Creative Artists Agency purchased ICM Partners for $750 million in cash and equity, closing the largest agency merger since Endeavor absorbed William Morris in 2009. The transaction, finalized last week, eliminates one of Hollywood's five legacy talent shops and leaves CAA with roughly 8,000 clients across film, television, music, publishing, and sports.
ICM Partners represented directors including Sam Mendes and Spike Lee, actors Idris Elba and Zazie Beetz, and held book-publishing rights through ICM Literary. The firm employed 450 agents at close. CAA will absorb most ICM employees into existing divisions but has already cut 75 administrative roles and consolidated ICM's Beverly Hills office into CAA's Century City headquarters. The deal was structured as 60% cash, 40% CAA equity, with ICM's senior partners receiving rollover stakes that vest over three years.

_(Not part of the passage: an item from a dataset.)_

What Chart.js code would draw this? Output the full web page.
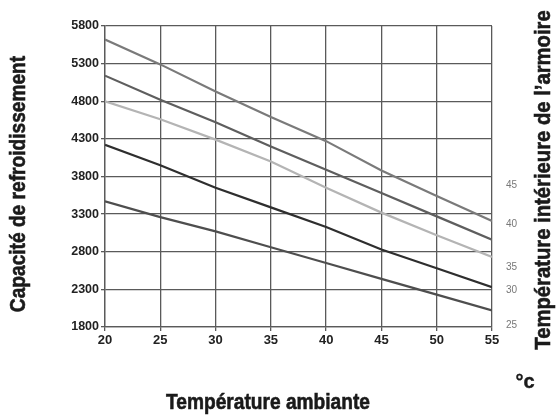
<!DOCTYPE html>
<html lang="fr">
  <head>
    <meta charset="UTF-8" />
    <title>Capacité de refroidissement</title>
    <script src="https://cdn.jsdelivr.net/npm/chart.js@4.4.1/dist/chart.umd.min.js"></script>
    <style>
      html, body { margin: 0; padding: 0; background: #fff; }
      #wrap { width: 558px; height: 418px; position: relative; }
    </style>
  </head>
  <body>
    <div id="wrap"><canvas id="chart"></canvas></div>

    <script>
      // ambient temperature (°C)
      const temps = [20, 25, 30, 35, 40, 45, 50, 55];

      // cooling capacity curves, top to bottom
      const curveA = [5620, 5290, 4930, 4590, 4270, 3880, 3540, 3210];
      const curveB = [5140, 4820, 4520, 4200, 3890, 3580, 3270, 2960];
      const curveC = [4800, 4560, 4290, 4000, 3650, 3320, 3020, 2730];
      const curveD = [4220, 3950, 3650, 3390, 3130, 2830, 2580, 2330];
      const curveE = [3470, 3260, 3070, 2860, 2650, 2440, 2230, 2020];

      // right hand labels (internal cabinet temperature) and where they sit
      const rightLabels = ['45', '40', '35', '30', '25'];
      const rightLabelPos = [3690, 3160, 2600, 2290, 1820];

      const curves = [curveA, curveB, curveC, curveD, curveE];
      const colors = ['#7a7a7a', '#5e5e5e', '#b4b4b4', '#2e2e2e', '#4e4e4e'];

      const tickFont = '"Liberation Sans", Arial, sans-serif';

      // axis titles in a bold face, squeezed horizontally
      function narrowText(c, txt, x, y, rot, sx) {
        c.save();
        c.translate(x, y);
        if (rot) c.rotate(-Math.PI / 2);
        c.scale(sx, 1);
        c.fillText(txt, 0, 0);
        c.strokeText(txt, 0, 0);
        c.restore();
      }

      const titles = {
        id: 'titles',
        afterDraw(chart) {
          const c = chart.ctx;
          c.save();
          c.fillStyle = '#1a1a1a';
          c.strokeStyle = '#1a1a1a';
          c.lineWidth = 0.6;
          c.font = 'bold 22px ' + tickFont;
          c.textAlign = 'center';
          c.textBaseline = 'middle';

          narrowText(c, 'Température ambiante', 268, 403, false, 0.87);
          narrowText(c, 'Capacité de refroidissement', 19, 184, true, 0.87);
          narrowText(c, "Température intérieure de l’armoire", 544, 180, true, 0.92);

          c.lineWidth = 0.4;
          c.font = 'bold 20px ' + tickFont;
          c.fillText('°c', 525, 382);
          c.strokeText('°c', 525, 382);
          c.restore();
        }
      };

      new Chart(document.getElementById('chart'), {
        type: 'line',
        data: {
          datasets: curves.map((vals, i) => ({
            data: vals.map((v, j) => ({ x: temps[j], y: v })),
            borderColor: colors[i],
            borderWidth: 2.2,
            pointRadius: 0,
            tension: 0,
            fill: false,
            yAxisID: 'y'
          }))
        },
        options: {
          responsive: true,
          maintainAspectRatio: false,
          animation: false,
          layout: { padding: { top: 26, right: 36, bottom: 0, left: 0 } },
          plugins: { legend: { display: false }, tooltip: { enabled: false } },
          scales: {
            x: {
              type: 'linear',
              min: 20,
              max: 55,
              ticks: {
                stepSize: 5,
                color: '#222',
                padding: 2,
                callback: v => String(v),
                font: { family: tickFont, size: 13, weight: 'bold' }
              },
              grid: { color: '#5a5a5a', lineWidth: 1.3, tickLength: 4 },
              border: { color: '#5a5a5a', width: 1.3 },
              afterFit(scale) { scale.height = 91; }
            },
            y: {
              position: 'left',
              min: 1800,
              max: 5800,
              ticks: {
                stepSize: 500,
                color: '#222',
                padding: 2,
                callback: v => String(v),
                font: { family: tickFont, size: 12.5, weight: 'bold' }
              },
              grid: { color: '#5a5a5a', lineWidth: 1.3, tickLength: 4 },
              border: { color: '#5a5a5a', width: 1.3 },
              afterFit(scale) { scale.width = 105; }
            },
            yr: {
              position: 'right',
              min: 1800,
              max: 5800,
              afterBuildTicks(scale) {
                scale.ticks = rightLabelPos.map(v => ({ value: v }));
              },
              ticks: {
                color: '#777',
                padding: 14,
                callback: (v, i) => rightLabels[i],
                font: { family: tickFont, size: 10 }
              },
              grid: { display: false, drawTicks: false },
              border: { display: false },
              afterFit(scale) { scale.width = 30; }
            }
          }
        },
        plugins: [titles]
      });
    </script>
  </body>
</html>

The transaction matters because it accelerates a two-tier market structure. CAA and Endeavor (which owns WME and IMG) now control an estimated 42% of top-tier Hollywood talent, measured by clients who earned over $5 million in 2023. Mid-market agencies—UTA, Paradigm, Verve—face margin compression as streaming platforms consolidate buying power and shift compensation from backend participation to flat fees. ICM's senior partners told staff the firm needed "scale to negotiate" after losing $18 million in 2022 on flat revenue, according to documents reviewed by The Hollywood Reporter. CAA, by contrast, posted $1.2 billion in revenue last year with 22% EBITDA margins.

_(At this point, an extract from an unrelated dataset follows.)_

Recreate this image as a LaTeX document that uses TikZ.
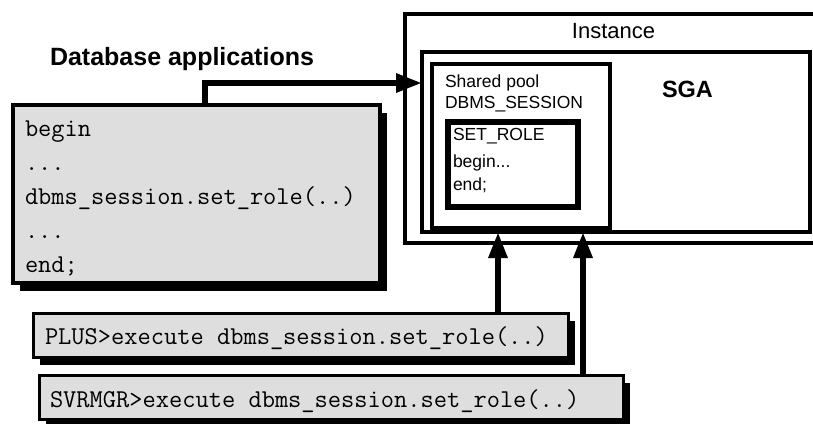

The sports angle is the forward signal. CAA owns CAA Sports, which represents NFL quarterbacks Patrick Mahomes and Baker Mayfield, NBA forward Giannis Antetokounmpo, and manages athlete marketing deals worth over $400 million annually. ICM had no meaningful sports division. But CAA and Lagardère Sports are now circling IMG Worldwide, the sports marketing and event business owned by Endeavor, which has quietly fielded bids since October. IMG generates $1.8 billion in annual revenue from event management (Miami Open, New York Fashion Week), athlete representation, and media rights sales. A CAA-Lagardère joint venture would create a sports representation entity rivaling Wasserman and Excel Sports, with enough capital to bid on team ownership stakes and naming-rights inventory that individual agents cannot access. Lagardère already owns Sportfive, a $650 million-revenue sports marketing shop focused on soccer and European markets.

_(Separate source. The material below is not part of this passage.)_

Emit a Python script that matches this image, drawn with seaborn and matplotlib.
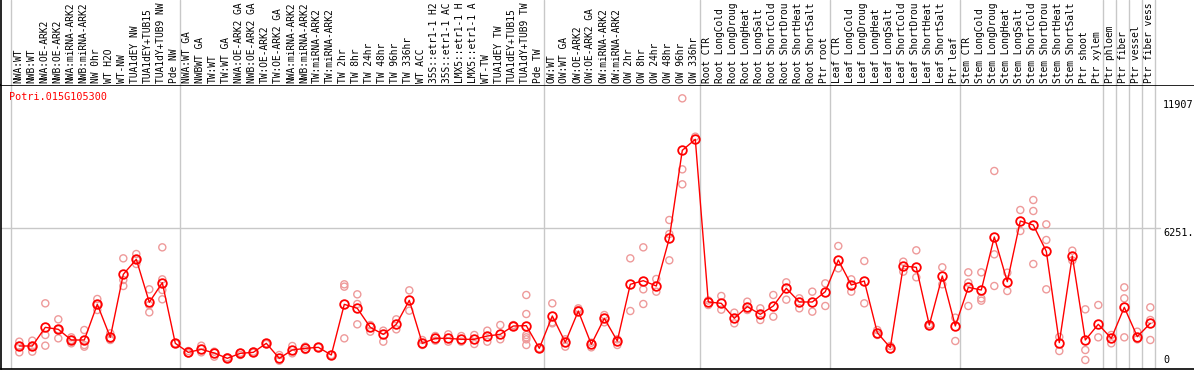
import matplotlib
matplotlib.use("Agg")
import matplotlib.pyplot as plt
import matplotlib.transforms as mtransforms
import seaborn as sns
import pandas as pd

# ---------------- data ----------------
gene_id = "Potri.015G105300"

group_sizes = [13, 28, 12, 10, 10, 11, 1, 1, 1, 1]

# sample labels, shown truncated to 14 characters as in the reference
labels = [
    "NWA:WT", "NWB:WT", "NWA:OE-ARK2", "NWB:OE-ARK2", "NWA:miRNA-ARK2", "NWB:miRNA-ARK2",
    "NW 0hr", "WT H2O", "WT-NW", "TUA1dEY NW", "TUA1dEY+TUB15", "TUA1dY+TUB9 NW", "Pde NW",
    "NWA:WT GA", "NWBWT GA", "TW:WT", "TW:WT GA", "NWA:OE-ARK2 GA", "NWB:OE-ARK2 GA",
    "TW:OE-ARK2", "TW:OE-ARK2 GA", "NWA:miRNA-ARK2", "NWB:miRNA-ARK2", "TW:miRNA-ARK2",
    "TW:miRNA-ARK2", "TW 2hr", "TW 8hr", "TW 24hr", "TW 48hr", "TW 96hr", "TW 336hr", "WT ACC",
    "35S::etr1-1 H2", "35S::etr1-1 AC", "LMX5::etr1-1 H", "LMX5::etr1-1 A", "WT-TW",
    "TUA1dEY TW", "TUA1dEY+TUB15", "TUA1dY+TUB9 TW", "Pde TW",
    "OW:WT", "OW:WT GA", "OW:OE-ARK2", "OW:OE-ARK2 GA", "OW:miRNA-ARK2", "OW:miRNA-ARK2",
    "OW 2hr", "OW 8hr", "OW 24hr", "OW 48hr", "OW 96hr", "OW 336hr",
    "Root CTR", "Root LongCold", "Root LongDroug", "Root LongHeat", "Root LongSalt",
    "Root ShortCold", "Root ShortDrou", "Root ShortHeat", "Root ShortSalt", "Ptr root",
    "Leaf CTR", "Leaf LongCold", "Leaf LongDroug", "Leaf LongHeat", "Leaf LongSalt",
    "Leaf ShortCold", "Leaf ShortDrou", "Leaf ShortHeat", "Leaf ShortSalt", "Ptr leaf",
    "Stem CTR", "Stem LongCold", "Stem LongDroug", "Stem LongHeat", "Stem LongSalt",
    "Stem ShortCold", "Stem ShortDrou", "Stem ShortHeat", "Stem ShortSalt", "Ptr shoot",
    "Ptr xylem", "Ptr phloem", "Ptr fiber", "Ptr vessel", "Ptr fiber vess",
]

means = [
    869, 869, 1722, 1631, 1143, 1143, 2774, 1265, 4146, 4832, 2866, 3765, 991,
    579, 716, 549, 305, 533, 579, 991, 305, 686, 762, 808, 457, 2774, 2591, 1722, 1402,
    1860, 2957, 991, 1219, 1219, 1174, 1174, 1326, 1402, 1783, 1798, 762,
    2241, 1037, 2469, 945, 2134, 1097, 3689, 3856, 3612, 5792, 9816, 10319,
    2881, 2820, 2134, 2667, 2317, 2698, 3506, 2881, 2881, 3353,
    4801, 3658, 3841, 1478, 792, 4527, 4466, 1828, 4070, 1783,
    3551, 3429, 5853, 3810, 6584, 6401, 5197, 1021, 4984, 1143, 1860,
    1219, 2637, 1295, 1905,
]

replicates = [
    [1067, 869, 579], [1113, 869, 610], [2820, 1372, 884], [2088, 1219, 1631],
    [1265, 1143, 991], [1600, 914, 838], [3018, 2515, 2774], [1448, 1174, 1143],
    [4877, 3887, 3612], [5075, 4618, 4832], [3460, 2408, 2743], [5380, 3917, 3429, 3003],
    [991],
    [640, 533], [884, 579], [381, 610], [305, 350], [457, 560], [560, 610], [991, 960],
    [457, 198], [869, 533], [840, 686], [808], [457], [3689, 3582, 1219],
    [3231, 2789, 1860], [1828, 1524], [1570, 1067], [2088, 1631], [3414, 2484],
    [1143, 914], [1326, 1113], [1402, 1067], [1326, 1067], [1372, 960], [1570, 1067],
    [1828, 1174], [1828, 1783], [3201, 2332, 1372, 1265, 914, 1174], [762],
    [2820, 1951, 1905], [1174, 838], [2591, 2515], [1021, 808], [2286, 1951],
    [1174, 914], [4877, 2469], [5380, 3460, 2789], [3932, 3353], [6630, 5990, 4786],
    [12193, 8947, 8261], [10440],
    [2743, 2950], [3155, 2530], [2393, 1905], [2896, 2515], [2591, 2058], [3201, 2210],
    [3780, 2988], [3048, 2591], [3353, 2439], [3734, 2698],
    [5441, 4420], [3917, 3353], [4755, 2820], [1600, 1372], [869, 716], [4725, 4268],
    [5243, 4009], [1860, 1783], [4466, 3689], [2164, 1097],
    [4237, 3765, 2698], [4237, 3048, 2941], [8871, 5060, 3612], [4222, 3384],
    [7087, 6127], [7545, 7042, 4618], [6432, 5716, 3460], [1280, 640], [5228, 4780],
    [2545, 686, 229], [2743, 1265],
    [1372, 991], [3551, 3048, 1265], [1524, 1174], [2637, 2058, 1143],
]

tick_values = [0, 6251, 11907]
tick_labels = ["0", "6251.", "11907"]

# ---------------- layout ----------------
W, H = 1194, 370
sns.set_style("white")
plt.rcParams["font.family"] = ["DejaVu Sans Mono", "DejaVu Sans"]

fig = plt.figure(figsize=(W / 100, H / 100), dpi=100)
ax = fig.add_axes([1 / W, 1 / H, (W - 1) / W, 284 / H])
lax = fig.add_axes([1 / W, 285 / H, (W - 1) / W, 85 / H])

xlim = ((1 - 19.3) / 13.0, (W - 19.3) / 13.0)
ylim = (-183, 12803)
for a in (ax, lax):
    a.set_xlim(*xlim)
    a.set_facecolor("white")
    a.set_xticks([])
    a.set_yticks([])
ax.set_ylim(*ylim)
lax.set_ylim(0, 1)

grid_c = "#C8C8C8"
# group separators
pos = -0.66
seps = [pos]
for g in group_sizes:
    pos += g
    seps.append(pos)
for s in seps:
    ax.axvline(s, color=grid_c, lw=1.0, zorder=0)
    lax.axvline(s, color=grid_c, lw=1.0, zorder=0)

ax.axhline(6251, xmin=0, xmax=(1160 - 1) / (W - 1), color=grid_c, lw=1.0, zorder=0)

# data frames
mean_df = pd.DataFrame({"x": list(range(len(means))), "v": means})
rx, rv = [], []
for i, reps in enumerate(replicates):
    for r in reps:
        rx.append(i)
        rv.append(r)
rep_df = pd.DataFrame({"x": rx, "v": rv})

sns.scatterplot(data=rep_df, x="x", y="v", ax=ax, marker="o", s=26,
                facecolor="none", edgecolor="#EE9A9A", linewidth=1.0, zorder=2,
                legend=False)
sns.lineplot(data=mean_df, x="x", y="v", ax=ax, estimator=None, sort=False,
             color="#FF0000", lw=1.0, marker="o", markersize=6.2,
             markerfacecolor="none", markeredgecolor="#FF0000", markeredgewidth=1.3,
             zorder=3, legend=False)
ax.set_xlabel("")
ax.set_ylabel("")

# spines
for a in (ax, lax):
    for sp in a.spines.values():
        sp.set_visible(False)
ax.spines["left"].set_visible(True)
ax.spines["bottom"].set_visible(True)
ax.spines["top"].set_visible(True)
lax.spines["left"].set_visible(True)
for sp in (ax.spines["left"], ax.spines["bottom"], ax.spines["top"], lax.spines["left"]):
    sp.set_color("black")
    sp.set_linewidth(1.2)

# column labels
lab_tr = mtransforms.blended_transform_factory(lax.transData, lax.transAxes)
for i, lab in enumerate(labels):
    lax.text(i - 0.08, 2 / 85, lab, rotation=90, ha="center", va="bottom",
             fontsize=6.9, color="black", transform=lab_tr)

# title
ax.text(8.5 / (W - 1), 1 - 11.5 / 284, gene_id, transform=ax.transAxes,
        ha="left", va="center", fontsize=7.3, color="#FF0000")

# right value labels
tr = mtransforms.blended_transform_factory(ax.transAxes, ax.transData)
vas = ["bottom", "top", "center"]
for v, lab, va in zip(tick_values, tick_labels, vas):
    ax.text((1163 - 1) / (W - 1), v, lab, transform=tr, ha="left", va=va,
            fontsize=7.3, color="black")

fig.savefig("out.png", dpi=100, facecolor="white")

Client poaching has already started. Three ICM Partners literary agents moved to UTA two days before the deal closed, bringing debut novelists and one Pulitzer finalist. CAA sent retention offers to 120 ICM agents within 48 hours of announcement, with $50,000 to $200,000 signing bonuses for those managing clients billing over $1 million annually. Paradigm has approached former ICM music agents who represent touring artists, offering equity stakes Paradigm's private-equity backers approved last month.
The regulatory path was clean. The Department of Justice reviewed the merger under Hart-Scott-Rodino but declined to challenge, concluding that talent representation remains unconcentrated by antitrust standards despite the Big Two's growing share. The DOJ previously cleared Endeavor's 2009 WMA acquisition and its 2013 IMG purchase. California labor regulators, who license talent agents, approved the deal without conditions.
What to watch: CAA will decide by March whether to rebrand ICM's publishing arm or fold it into CAA's existing book division, which represents 18 of the 50 bestselling authors in 2023. The IMG bid process runs through April, with final bids due the first week of May. Paradigm's private-equity backer, Veronis Suhler Stevenson, has authorized $200 million for "opportunistic hires" through June, according to two agents who saw the mandate.
ICM's name disappears after 77 years. The partners who sold will vest fully by 2027, assuming they remain at CAA and hit billable-hour minimums the merger agreement does not disclose.